Exercise: Reproduce exactly, and nothing else, the lines from the one that contains "Emit a Python" through the one that contains "legend_text_x = [125, 238, 391, 545, 696, 876]". Leave the pictures out.

Entries shown:
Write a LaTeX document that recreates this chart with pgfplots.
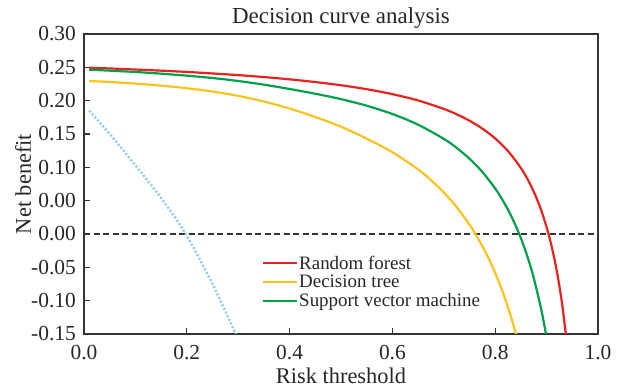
\documentclass[border=0pt]{standalone}
\usepackage{fontspec}
\setmainfont{Liberation Serif}
\usepackage{pgfplots}
\pgfplotsset{compat=1.18}
\definecolor{rfred}{RGB}{230,35,30}
\definecolor{dtyel}{RGB}{250,195,30}
\definecolor{svmgreen}{RGB}{0,160,75}
\definecolor{allblue}{RGB}{140,205,240}
\definecolor{axgray}{RGB}{51,51,51}
\begin{document}
\begin{tikzpicture}
\useasboundingbox (0,0) rectangle (622bp,390bp);
\begin{axis}[
  at={(84bp,56bp)}, anchor=south west,
  scale only axis, width=514bp, height=300bp,
  xmin=0, xmax=1, ymin=-0.15, ymax=0.30,
  axis line style={axgray, line width=1.3bp},
  tick style={axgray, line width=1.2bp},
  major tick length=6bp,
  tick align=inside,
  xtick pos=bottom, ytick pos=left,
  xtick={0,0.2,0.4,0.6,0.8,1.0},
  xticklabels={0.0,0.2,0.4,0.6,0.8,1.0},
  ytick={-0.15,-0.10,-0.05,0,0.05,0.10,0.15,0.20,0.25,0.30},
  yticklabels={-0.15,-0.10,-0.05,0.00,0.00,0.10,0.15,0.20,0.25,0.30},
  ticklabel style={font=\fontsize{21.5}{24}\selectfont, text=black!85},
  xticklabel style={anchor=base, yshift=-26bp, inner sep=0pt},
  yticklabel style={anchor=east, xshift=-8bp, inner sep=0pt},
  title={Decision curve analysis},
  title style={at={(axis description cs:0.5,1)}, anchor=base, yshift=5bp, font=\fontsize{23}{26}\selectfont, text=black!85},
  xlabel={Risk threshold},
  xlabel style={at={(axis description cs:0.5,0)}, anchor=base, yshift=-49bp, font=\fontsize{22.5}{26}\selectfont, text=black!85},
  ylabel={Net benefit},
  ylabel style={at={(axis description cs:0,0.5)}, anchor=base, rotate=0, yshift=53bp, font=\fontsize{22.5}{26}\selectfont, text=black!85},
  legend style={at={(axis description cs:0.346,0.265)}, anchor=north west, draw=none, fill=none,
    font=\fontsize{19}{21}\selectfont, text=black!85, row sep=2.5bp, inner sep=0pt,
    nodes={inner sep=1bp}},
  legend cell align=left,
  legend image code/.code={\draw[#1, line width=2.2bp] (0bp,0bp) -- (28bp,0bp); \path (0bp,0bp) -- (34bp,0bp);},
]
\addplot[black!80, line width=1.2bp, dash pattern=on 6bp off 3.5bp, forget plot] coordinates {(0,0) (1,0)};
\addplot[allblue, line width=2.4bp, dash pattern=on 2bp off 2bp, smooth, forget plot] coordinates {
(0.0103,0.185) (0.05,0.150) (0.10,0.103) (0.15,0.054) (0.198,0.0) (0.25,-0.075) (0.294,-0.148) (0.297,-0.155)};
\addplot[rfred, line width=2.2bp, smooth] coordinates {
(0.01,0.2494) (0.05,0.2483) (0.10,0.2467) (0.15,0.2450) (0.20,0.2431) (0.25,0.2408) (0.30,0.2383)
(0.35,0.2354) (0.40,0.2320) (0.45,0.2279) (0.50,0.2231) (0.55,0.2172) (0.60,0.2098) (0.65,0.2003)
(0.70,0.1876) (0.725,0.1796) (0.75,0.1699) (0.775,0.1581) (0.80,0.1433) (0.825,0.1243) (0.85,0.0990)
(0.8625,0.0828) (0.875,0.0635) (0.8875,0.0399) (0.90,0.0103)
(0.91,-0.0192) (0.92,-0.0562) (0.93,-0.1038) (0.94,-0.1671)};
\addlegendentry{Random forest}
\addplot[dtyel, line width=2.2bp, smooth] coordinates {
(0.01,0.2295) (0.05,0.2280) (0.10,0.2256) (0.15,0.2225) (0.20,0.2187) (0.25,0.2137) (0.30,0.2072)
(0.35,0.1987) (0.40,0.1882) (0.45,0.1755) (0.50,0.1610) (0.55,0.1430) (0.60,0.1227) (0.65,0.0969)
(0.675,0.0809) (0.70,0.0623) (0.725,0.0404) (0.75,0.0140) (0.7625,-0.0013) (0.775,-0.0182) (0.7875,-0.0372)
(0.80,-0.0585) (0.81,-0.0776) (0.82,-0.0988) (0.83,-0.1224) (0.84,-0.1491) (0.845,-0.1638)};
\addlegendentry{Decision tree}
\addplot[svmgreen, line width=2.2bp, smooth] coordinates {
(0.01,0.2465) (0.05,0.2450) (0.10,0.2430) (0.15,0.2405) (0.20,0.2375) (0.25,0.2340) (0.30,0.2295)
(0.35,0.2240) (0.40,0.2175) (0.45,0.2104) (0.50,0.2023) (0.55,0.1924) (0.60,0.1800) (0.65,0.1640)
(0.70,0.1427) (0.725,0.1292) (0.75,0.1129) (0.775,0.0931) (0.80,0.0682) (0.8125,0.0533) (0.825,0.0363)
(0.8375,0.0166) (0.85,-0.0063) (0.8625,-0.0334) (0.875,-0.0659) (0.89,-0.1147) (0.90,-0.1553)};
\addlegendentry{Support vector machine}
\end{axis}
\end{tikzpicture}
\end{document}
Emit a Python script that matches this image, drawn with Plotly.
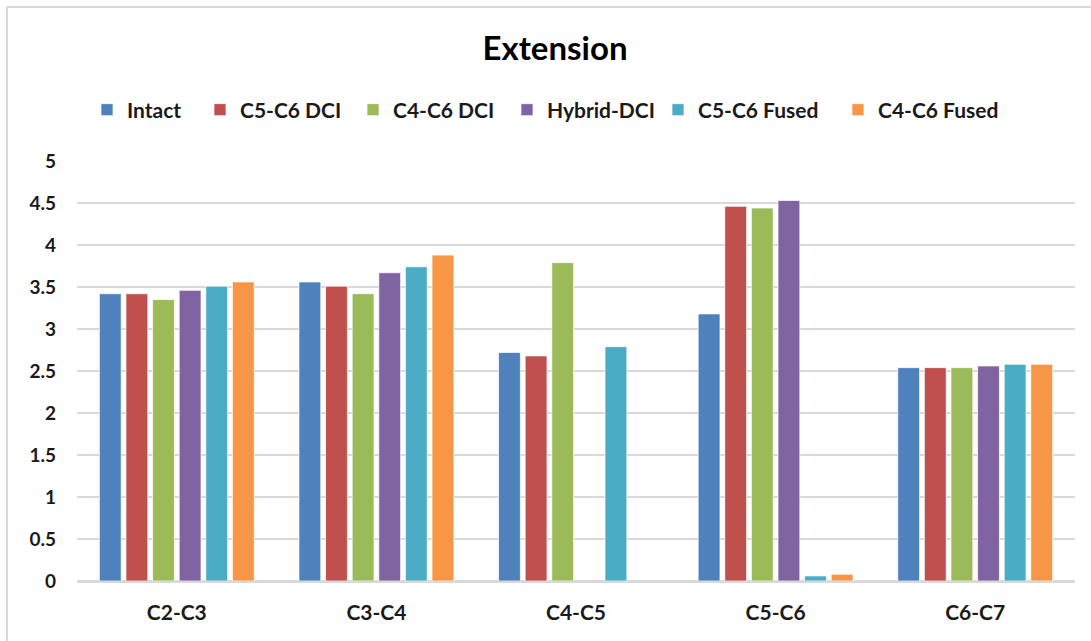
import plotly.graph_objects as go

categories = ["C2-C3", "C3-C4", "C4-C5", "C5-C6", "C6-C7"]
series_names = ["Intact", "C5-C6 DCI", "C4-C6 DCI", "Hybrid-DCI", "C5-C6 Fused", "C4-C6 Fused"]
intact = [3.42, 3.56, 2.72, 3.18, 2.54]
c5c6_dci = [3.42, 3.51, 2.68, 4.46, 2.54]
c4c6_dci = [3.35, 3.42, 3.79, 4.44, 2.54]
hybrid_dci = [3.46, 3.67, None, 4.53, 2.56]
c5c6_fused = [3.51, 3.74, 2.79, 0.06, 2.58]
c4c6_fused = [3.56, 3.88, None, 0.08, 2.58]
colors = ["#4F81BD", "#C0504D", "#9BBB59", "#8064A2", "#4BACC6", "#F79646"]
y_ticks = [0, 0.5, 1, 1.5, 2, 2.5, 3, 3.5, 4, 4.5, 5]

all_series = [intact, c5c6_dci, c4c6_dci, hybrid_dci, c5c6_fused, c4c6_fused]

W, H = 1091, 641
L, R, T, B = 77, 16, 161, 60
pw, ph = W - L - R, H - T - B

FONT = "Lato"
TXT = "#1a1a1a"
legend_text_x = [125, 238, 391, 545, 696, 876]  # reference pixel x of legend text starts

fig = go.Figure()
legend_layouts = {}
for i, (name, vals, col) in enumerate(zip(series_names, all_series, colors)):
    lname = "legend" if i == 0 else f"legend{i+1}"
    fig.add_trace(go.Bar(
        name=name, x=categories, y=vals, legend=lname, showlegend=True,
        marker=dict(color=col, line=dict(color="rgba(255,255,255,0.7)", width=1)),
    ))
    lx = (legend_text_x[i] - 38 - L) / pw
    legend_layouts[lname] = dict(
        orientation="h", x=lx, xanchor="left",
        y=(H - B - 110) / ph, yanchor="middle",
        font=dict(family=FONT, size=21, color=TXT, weight="bold"),
        itemwidth=30, bgcolor="rgba(0,0,0,0)",
    )

fig.update_layout(
    width=W, height=H, showlegend=True,
    margin=dict(l=L, r=R, t=T, b=B),
    paper_bgcolor="white", plot_bgcolor="white",
    barmode="group", bargap=0.2, bargroupgap=0.18,
    title=dict(text="<b>Extension</b>", x=(555 - L) / pw, xref="paper", xanchor="center",
               y=1 - 48 / H, yanchor="middle",
               font=dict(family=FONT, size=33, color="#000000")),
    font=dict(family=FONT),
    xaxis=dict(showgrid=False, showline=True, linecolor="#d9d9d9", linewidth=1.5,
               ticks="", tickfont=dict(family=FONT, size=21, color=TXT, weight="bold"),
               ticklabelstandoff=12),
    yaxis=dict(range=[0, 5], tickvals=y_ticks, ticktext=[str(v) for v in y_ticks],
               showgrid=True, gridcolor="#d9d9d9", gridwidth=1.5,
               zeroline=True, zerolinecolor="#d9d9d9", zerolinewidth=1.5,
               showline=False, ticks="", ticklabelstandoff=20,
               tickfont=dict(family=FONT, size=19, color=TXT, weight="bold")),
    shapes=[dict(type="rect", xref="paper", yref="paper",
                 x0=(7 - L) / pw, x1=(W + 20 - L) / pw,
                 y0=-(B + 20) / ph, y1=(H - B - 7) / ph,
                 line=dict(color="#d9d9d9", width=2), fillcolor="rgba(0,0,0,0)", layer="below")],
    **legend_layouts,
)

fig.write_html("out.html", config={"displayModeBar": False},
               post_script="document.body.style.margin='0';")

Complete output:
Emit a Python script that matches this image, drawn with Plotly.
import plotly.graph_objects as go

categories = ["C2-C3", "C3-C4", "C4-C5", "C5-C6", "C6-C7"]
series_names = ["Intact", "C5-C6 DCI", "C4-C6 DCI", "Hybrid-DCI", "C5-C6 Fused", "C4-C6 Fused"]
intact = [3.42, 3.56, 2.72, 3.18, 2.54]
c5c6_dci = [3.42, 3.51, 2.68, 4.46, 2.54]
c4c6_dci = [3.35, 3.42, 3.79, 4.44, 2.54]
hybrid_dci = [3.46, 3.67, None, 4.53, 2.56]
c5c6_fused = [3.51, 3.74, 2.79, 0.06, 2.58]
c4c6_fused = [3.56, 3.88, None, 0.08, 2.58]
colors = ["#4F81BD", "#C0504D", "#9BBB59", "#8064A2", "#4BACC6", "#F79646"]
y_ticks = [0, 0.5, 1, 1.5, 2, 2.5, 3, 3.5, 4, 4.5, 5]

all_series = [intact, c5c6_dci, c4c6_dci, hybrid_dci, c5c6_fused, c4c6_fused]

W, H = 1091, 641
L, R, T, B = 77, 16, 161, 60
pw, ph = W - L - R, H - T - B

FONT = "Lato"
TXT = "#1a1a1a"
legend_text_x = [125, 238, 391, 545, 696, 876]  # reference pixel x of legend text starts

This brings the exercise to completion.